Indeed, if two lines in β intersect at the horizont, the image lines in α are parallel. If we see α as a real projective plane, s is the complete original of the line at infinity in α.
In our thoughts, we can rotate the plane β around the line of intersection t until β coincides with α. If we call the image of X under this rotation X", then X"→X ' is a bijection from the real projective plane α onto itself that preserves collinearity (see O12).
Turning down a plane β onto a plane α as above is important for the geometry of perspective drawing, descriptive geometry, because an object isn't determined by only one perspective drawing. We the construct perspective drawings with several tableaux through t on a single piece of paper α.
Remark: We call the mapping mentioned above, X"→X ', a central collineation. We will elaborate this mapping in §16, and here follows an introduction.
The points of t are invariant and each pair of lines (l",l' ) intersects on t. We call t the axis of the central collineation.
Furthermore, the lines X"X ' all go through one point (the centre of the central collineation). See O13.
The central collineation is determined by its axis t, centre V, and one pair (P",P ') with P"≠P '. See O14.
To construct the horizont s" in the projection plane α (with an affine construction) we need only construct one point on s": because s" is parallel to t. See O15.
Finally we find in O16 the pointwise construction of a conic.

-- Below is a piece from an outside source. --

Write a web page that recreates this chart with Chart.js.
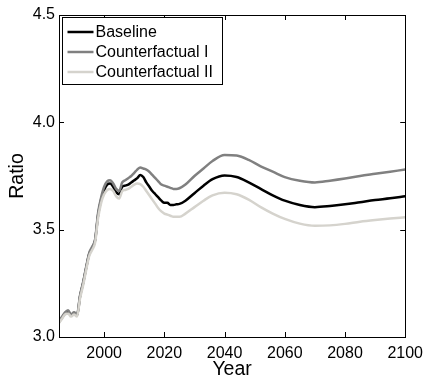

Remark: each central collineation is also the product of two central projections (from α to β with centre P1 , X"→X , and from β to α with centre P2 , X→X ' ; then the centre is the intersection point V of the line P1P2 and the plane α). You need not reckon with this remark when you attack the following problems.
O12 What is the image of the line at infinity under the mapping X"→X ' ? And what is the complete original of the line at infinity?
O13 Prove the assertion above that the lines X"X ' go through one point with the theorem of Desargues.
O14 Of a central collineation we know the axis t, centre V, and one pair (P",P ') with P"≠P '. Construct with an arbitrary point Q" the image point Q'.
O15 Construct, with the same data as in O14, the original Q" of an arbitrary point Q' at infinity. Thereafter, draw s".
O16 Of central collineation we know the horizont s", the centre V, and one pair (P",P ') with P"≠P '.
P" lies on a circle c", and, of course, is collinear with V and P'.
Construct some points of the conic c'.
Distinguish three cases. Construct in each of the three cases as many points as is necessary to recognize the kind of the conic.